Runbook: ExporterDown
Alert Details
- Alert Name: ExporterDown
- Expression:
sum by (hostname) (up{job="rtmpstat", nanocosmosGroup=~".+", instance=~".+", environment=~".+"}) == 0
Description
This alert triggers when the exporter for the rtmpstat job is down across all instances in the specified nanocosmosGroup and environment.
Possible Causes
- The exporter service is not running.
- Network issues preventing the exporter from reporting.
- Configuration errors in the exporter setup.
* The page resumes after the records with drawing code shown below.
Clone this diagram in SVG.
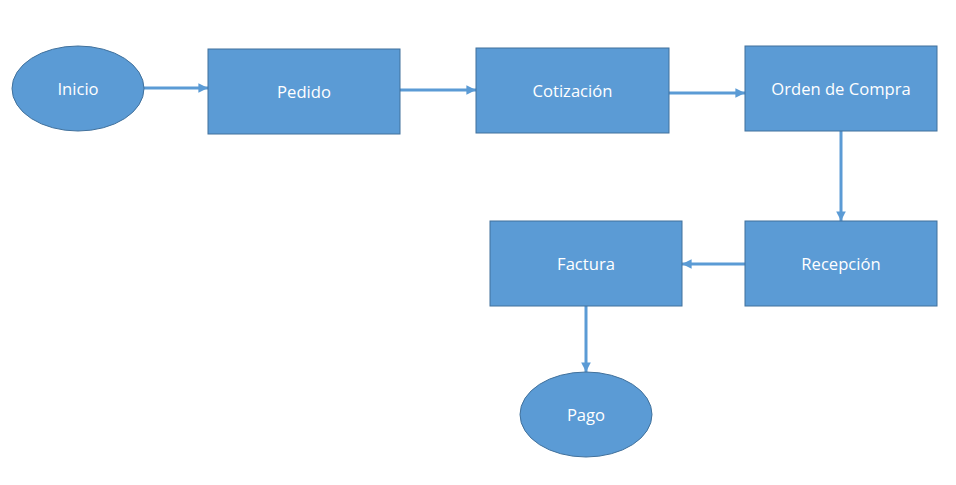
<svg xmlns="http://www.w3.org/2000/svg" width="956" height="485" viewBox="0 0 956 485">
<defs>
<style>
.n{fill:#5B9BD5;stroke:#41719C;stroke-width:1}
.t{fill:#FFFFFF;font-family:"Open Sans","Liberation Sans",sans-serif;font-size:16.6px;text-anchor:middle;dominant-baseline:central}
.c{fill:none;stroke:#5B9BD5;stroke-width:3;marker-end:url(#ah)}
</style>
<marker id="ah" viewBox="0 0 10 10" refX="10" refY="5" markerWidth="3.2" markerHeight="3.2" orient="auto" markerUnits="strokeWidth">
<path d="M0,0 L10,5 L0,10 Z" fill="#5B9BD5"/>
</marker>
</defs>
<rect width="956" height="485" fill="#FFFFFF"/>
<g id="connectors">
<line class="c" x1="144" y1="88" x2="208" y2="88"/>
<line class="c" x1="400" y1="90" x2="476" y2="90"/>
<line class="c" x1="669" y1="93" x2="745" y2="93"/>
<line class="c" x1="841" y1="131" x2="841" y2="221"/>
<line class="c" x1="745" y1="264" x2="682" y2="264"/>
<line class="c" x1="586" y1="306" x2="586" y2="372"/>
</g>
<g id="inicio"><ellipse class="n" cx="78" cy="88.5" rx="66" ry="42.5"/><text class="t" x="78" y="88.5">Inicio</text></g>
<g id="pedido"><rect class="n" x="208" y="49" width="192" height="85"/><text class="t" x="304" y="91.5">Pedido</text></g>
<g id="cotizacion"><rect class="n" x="476" y="48" width="193" height="85"/><text class="t" x="572.5" y="90">Cotización</text></g>
<g id="orden"><rect class="n" x="745" y="46" width="192" height="85"/><text class="t" x="841" y="88.5">Orden de Compra</text></g>
<g id="recepcion"><rect class="n" x="745" y="221" width="192" height="85"/><text class="t" x="841" y="263.5">Recepción</text></g>
<g id="factura"><rect class="n" x="490" y="221" width="192" height="85"/><text class="t" x="586" y="263.5">Factura</text></g>
<g id="pago"><ellipse class="n" cx="586" cy="414.5" rx="66" ry="42.5"/><text class="t" x="586" y="414.5">Pago</text></g>
</svg>
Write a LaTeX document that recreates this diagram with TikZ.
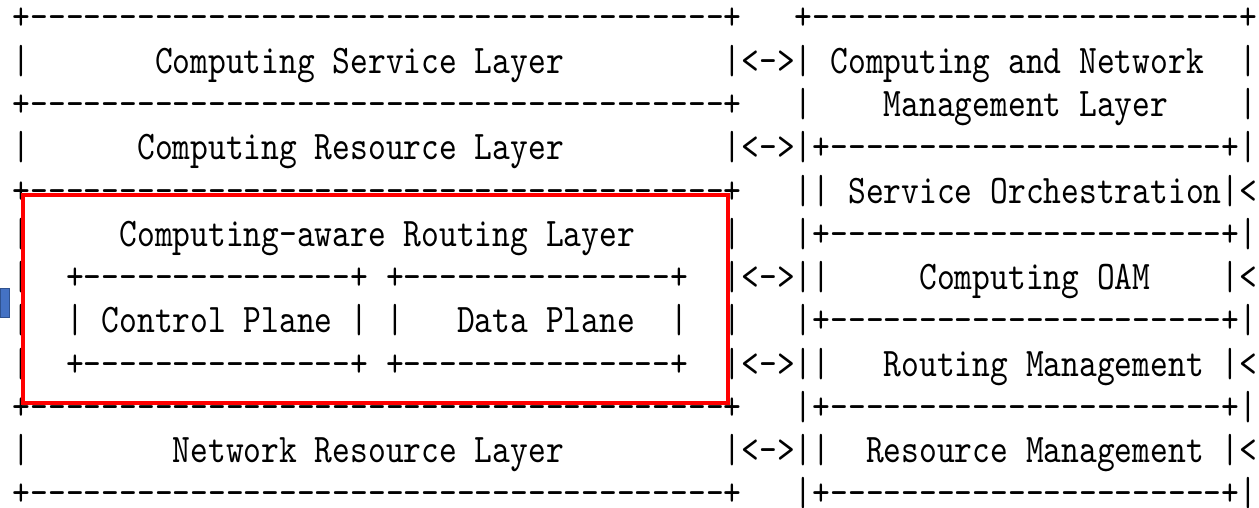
\documentclass[tikz,border=0pt]{standalone}
\usepackage{fontspec}
\setmonofont{lmmono10-regular.otf}
\usepackage{graphicx}
\ExplSyntaxOn
\cs_new:Npn \myrp #1#2 { \prg_replicate:nn {#1} {#2} }
\ExplSyntaxOff
\newcommand\Sp[1]{\myrp{#1}{~}}
\newcommand\Da[1]{\myrp{#1}{-}}
\newcommand\Lb{+\Da{39}+}
\newcommand\Rb{+\Da{24}+}
\newcommand\Ri{|+\Da{22}+|}
\newcommand\Ib{+\Da{15}+}
\newcommand\afont{\ttfamily\fontsize{16.93}{20}\selectfont}
\definecolor{hlred}{HTML}{FF0000}
\definecolor{tabblue}{HTML}{4472C4}
\definecolor{tabblueedge}{HTML}{2F528F}
\tikzset{
  rowtxt/.style={anchor=base west, inner sep=0pt, outer sep=0pt, text depth=0pt, font=\afont},
  hlbox/.style={draw=hlred, line width=2.25pt},
  tabmark/.style={fill=tabblue, draw=tabblueedge, line width=0.5pt}
}
\newcommand\rowat[3]{\node[rowtxt] (#1) at (12.8,{17+43.27*#2+13}) {\scalebox{1}[1.2]{#3}};}
\begin{document}
\begin{tikzpicture}[x=0.5pt,y=-0.5pt]
\useasboundingbox (0,0) rectangle (1259,508);
\rowat{r0}{0}{\Lb\Sp{3}\Rb}
\rowat{r1}{1}{|\Sp{7}Computing~Service~Layer\Sp{9}|<->|\Sp{1}Computing~and~Network\Sp{2}|}
\rowat{r2}{2}{\Lb\Sp{3}|\Sp{4}Management~Layer\Sp{4}|}
\rowat{r3}{3}{|\Sp{6}Computing~Resource~Layer\Sp{9}|<->\Ri}
\rowat{r4}{4}{\Lb\Sp{3}||\Sp{1}Service~Orchestration|<}
\rowat{r5}{5}{|\Sp{5}Computing-aware~Routing~Layer\Sp{5}|\Sp{3}\Ri}
\rowat{r6}{6}{|\Sp{2}\Ib\Sp{1}\Ib\Sp{2}|<->||\Sp{5}Computing~OAM\Sp{4}|<}
\rowat{r7}{7}{|\Sp{2}|\Sp{1}Control~Plane\Sp{1}|\Sp{1}|\Sp{3}Data~Plane\Sp{2}|\Sp{2}|\Sp{3}\Ri}
\rowat{r8}{8}{|\Sp{2}\Ib\Sp{1}\Ib\Sp{2}|<->||\Sp{3}Routing~Management\Sp{1}|<}
\rowat{r9}{9}{\Lb\Sp{3}\Ri}
\rowat{r10}{10}{|\Sp{8}Network~Resource~Layer\Sp{9}|<->||\Sp{2}Resource~Management\Sp{1}|<}
\rowat{r11}{11}{\Lb\Sp{3}\Ri}
\draw[hlbox] (23,195) rectangle (728,403);
\draw[tabmark] (0,288) rectangle (9,317);
\end{tikzpicture}
\end{document}
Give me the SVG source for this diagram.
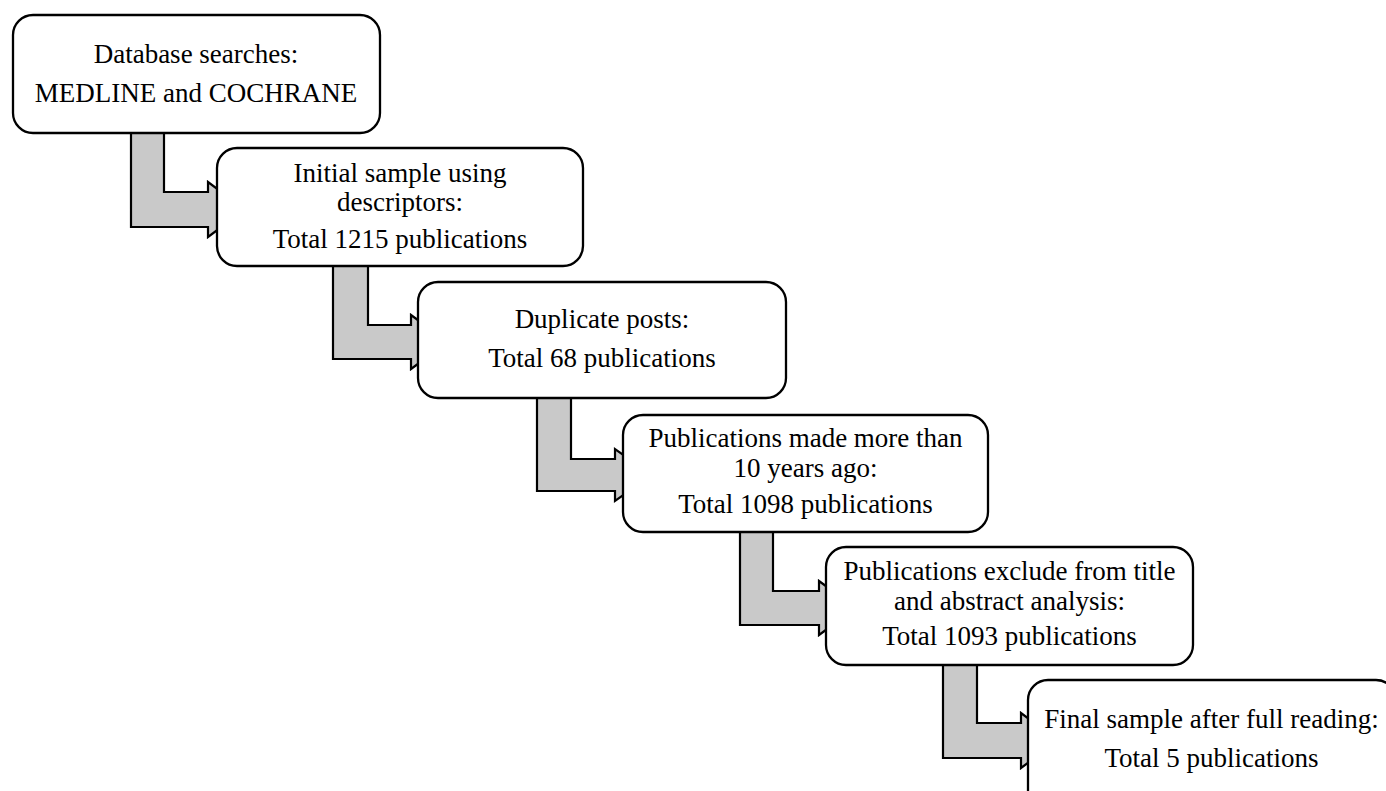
<svg xmlns="http://www.w3.org/2000/svg" width="1386" height="791" viewBox="0 0 1386 791">
<style>
.box{fill:#fff;stroke:#000;stroke-width:2.3}
.arr{fill:#c9c9c9;stroke:#000;stroke-width:2.2;stroke-linejoin:miter}
text{font-family:"Liberation Serif","Times New Roman",serif;font-size:27px;fill:#000;text-anchor:middle}
</style>
<rect width="1386" height="791" fill="#fff"/>
<g id="connectors">
<path class="arr" d="M131,128 V227 H208 V237 L245,209.5 L208,182 V192 H164 V128 Z"/>
<path class="arr" d="M333,262 V359 H411 V369 L448,342 L411,315 V325 H368 V262 Z"/>
<path class="arr" d="M537,394 V491 H615 V501 L652,475 L615,449 V459 H571 V394 Z"/>
<path class="arr" d="M740,528 V625 H819 V635 L856,608 L819,581 V591 H773 V528 Z"/>
<path class="arr" d="M943,661 V758 H1021 V768 L1058,740.5 L1021,713 V723 H977 V661 Z"/>
</g>
<g id="n1">
<rect class="box" x="13" y="15" width="367" height="118" rx="20"/>
<text x="196" y="63">Database searches:</text>
<text x="196" y="102">MEDLINE and COCHRANE</text>
</g>
<g id="n2">
<rect class="box" x="217" y="148" width="366" height="118" rx="20"/>
<text x="400" y="182">Initial sample using</text>
<text x="400" y="211">descriptors:</text>
<text x="400" y="248">Total 1215 publications</text>
</g>
<g id="n3">
<rect class="box" x="418" y="282" width="368" height="116" rx="20"/>
<text x="602" y="328">Duplicate posts:</text>
<text x="602" y="367">Total 68 publications</text>
</g>
<g id="n4">
<rect class="box" x="623" y="415" width="365" height="117" rx="20"/>
<text x="805.5" y="447">Publications made more than</text>
<text x="805.5" y="477">10 years ago:</text>
<text x="805.5" y="513">Total 1098 publications</text>
</g>
<g id="n5">
<rect class="box" x="826" y="547" width="367" height="118" rx="20"/>
<text x="1009.5" y="580">Publications exclude from title</text>
<text x="1009.5" y="610">and abstract analysis:</text>
<text x="1009.5" y="645">Total 1093 publications</text>
</g>
<g id="n6">
<rect class="box" x="1028" y="680" width="368" height="130" rx="20"/>
<text x="1211.5" y="728">Final sample after full reading:</text>
<text x="1211.5" y="767">Total 5 publications</text>
</g>
</svg>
- Issues with the underlying infrastructure (e.g., server down).
Troubleshooting Steps
-
Check Exporter Service Status
- Command:
systemctl status exporter-service - Expected Output: The status of the exporter service. Look for “active (running)”.
- Example:
$ systemctl status exporter-service ● exporter-service.service - Exporter Service Loaded: loaded (/etc/systemd/system/exporter-service.service; enabled; vendor preset: enabled) Active: active (running) since Wed 2024-11-13 14:00:00 UTC; 19min ago
- Command:
-
Restart Exporter Service
- Command:
sudo systemctl restart exporter-service - Expected Output: The service restarts without errors.
- Example:
$ sudo systemctl restart exporter-service
- Command:
-
Check Network Connectivity
- Command:
ping -c 4 exporter-hostname - Expected Output: Successful ping responses.
- Example:
$ ping -c 4 exporter-hostname PING exporter-hostname (192.168.1.1) 56(84) bytes of data. 64 bytes from exporter-hostname: icmp_seq=1 ttl=64 time=0.123 ms 64 bytes from exporter-hostname: icmp_seq=2 ttl=64 time=0.124 ms 64 bytes from exporter-hostname: icmp_seq=3 ttl=64 time=0.125 ms 64 bytes from exporter-hostname: icmp_seq=4 ttl=64 time=0.126 ms
- Command:
-
Verify Exporter Configuration
- Command:
cat /etc/exporter/config.yml - Expected Output: Configuration file contents. Ensure all settings are correct.
- Example:
$ cat /etc/exporter/config.yml job_name: 'rtmpstat' static_configs: - targets: ['localhost:9100']
- Command:
Additional Steps
-
Check Logs for Errors
- Command:
journalctl -u exporter-service --since "1 hour ago" - Expected Output: Recent logs for the exporter service. Look for any error messages.
- Example:
$ journalctl -u exporter-service --since "1 hour ago" -- Logs begin at Wed 2024-11-13 13:00:00 UTC, end at Wed 2024-11-13 14:00:00 UTC. -- Nov 13 13:45:00 hostname exporter-service[1234]: Exporter started Nov 13 13:50:00 hostname exporter-service[1234]: Error: Connection refused
- Command:
-
Check Underlying Infrastructure
- Ensure the server hosting the exporter is up and running.
- Verify there are no ongoing maintenance activities or outages.